Natural gas futures price struggles as mild weather and surging supply stoke bearish momentum

Natural gas futures remained under pressure on Monday, trading near $3.15/MMBtu after logging a five-day losing streak followed by a modest bounceback. The weakness stems largely from an unusual confluence of mild spring weather, stubbornly high production, and soft demand across key consumption hubs.
Despite modest attempts to recover, the broader technical and fundamental setup remains tilted toward the downside.
Recent weather patterns across the U.S. have delivered near-perfect temperatures—too warm to spur heating demand, yet not hot enough to trigger substantial air conditioning use. This shoulder-season lull has created a vacuum in demand at a time when U.S. dry gas production remains near record highs, averaging 104.4 Bcf/d, up 3.8% year-over-year. As a result, the market is experiencing accelerated storage builds, with the latest EIA report showing an 88 Bcf injection—well above the 75 Bcf consensus and the five-year average of 58 Bcf.
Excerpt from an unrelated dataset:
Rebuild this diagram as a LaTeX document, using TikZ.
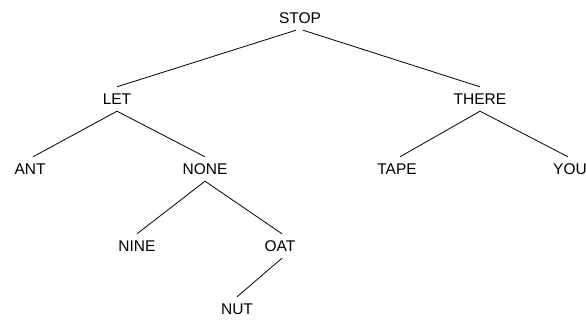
\documentclass[tikz,border=0pt]{standalone}
\usepackage{fontspec}
\setmainfont{Liberation Sans}
\begin{document}
\begin{tikzpicture}[x=1pt,y=-1pt,
  word/.style={inner sep=0pt,minimum height=24pt,font=\fontsize{15.5}{16}\selectfont,text height=11pt,text depth=0pt},
  edge/.style={draw=black,line width=0.8pt}]
\useasboundingbox (0,0) rectangle (586,321);
\node[word] (stop)  at (300,18) {STOP};
\node[word] (let)   at (117,99) {LET};
\node[word] (there) at (480,99) {THERE};
\node[word] (ant)   at (30,169) {ANT};
\node[word] (none)  at (205,169) {NONE};
\node[word] (tape)  at (397,169) {TAPE};
\node[word] (you)   at (570,169) {YOU};
\node[word] (nine)  at (137,246) {NINE};
\node[word] (oat)   at (280,246) {OAT};
\node[word] (nut)   at (237,309) {NUT};
\draw[edge] ([xshift=-4pt]stop.south) -- (let.north);
\draw[edge] ([xshift=3pt]stop.south) -- (there.north);
\draw[edge] (let.south) -- ([xshift=3pt]ant.north);
\draw[edge] (let.south) -- (none.north);
\draw[edge] (there.south) -- ([xshift=3pt]tape.north);
\draw[edge] (there.south) -- ([xshift=-2pt]you.north);
\draw[edge] (none.south) -- (nine.north);
\draw[edge] (none.south) -- ([xshift=2pt]oat.north);
\draw[edge] ([xshift=2pt]oat.south) -- (nut.north);
\end{tikzpicture}
\end{document}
Natural gas price dynamics (March 2025 - April 2025) Source: TradingView.
Technical resistance stalls recovery attempts
From a technical standpoint, natural gas remains trapped in a well-defined descending channel. The commodity is testing resistance at $3.165, just beneath the 50-day EMA at $3.178.
A decisive breakout above this zone could target $3.253 or even $3.342. However, failure to breach resistance may trigger renewed selling pressure, dragging prices back toward $3.047 or even $2.880. Weekly charts also suggest the path of least resistance remains lower, especially with prices poised to fall below the key 52-week moving average of $2.918.
Outlook: More downside unless supply tightens or summer heat arrives
While LNG exports and electricity demand offer modest support, they are insufficient to offset the larger oversupply narrative. LNG flows dipped 3% week-over-week to 15.3 Bcf/d, while domestic gas demand declined 7% year-over-year. Unless meaningful production cuts emerge or weather conditions drive up power sector consumption, natural gas is expected to remain on the defensive into May.
In prior outlooks, we noted that a breakout above the $3.165–$3.253 resistance cluster was essential to shift sentiment. Without such a move, rallies are likely to fade into further downside continuation.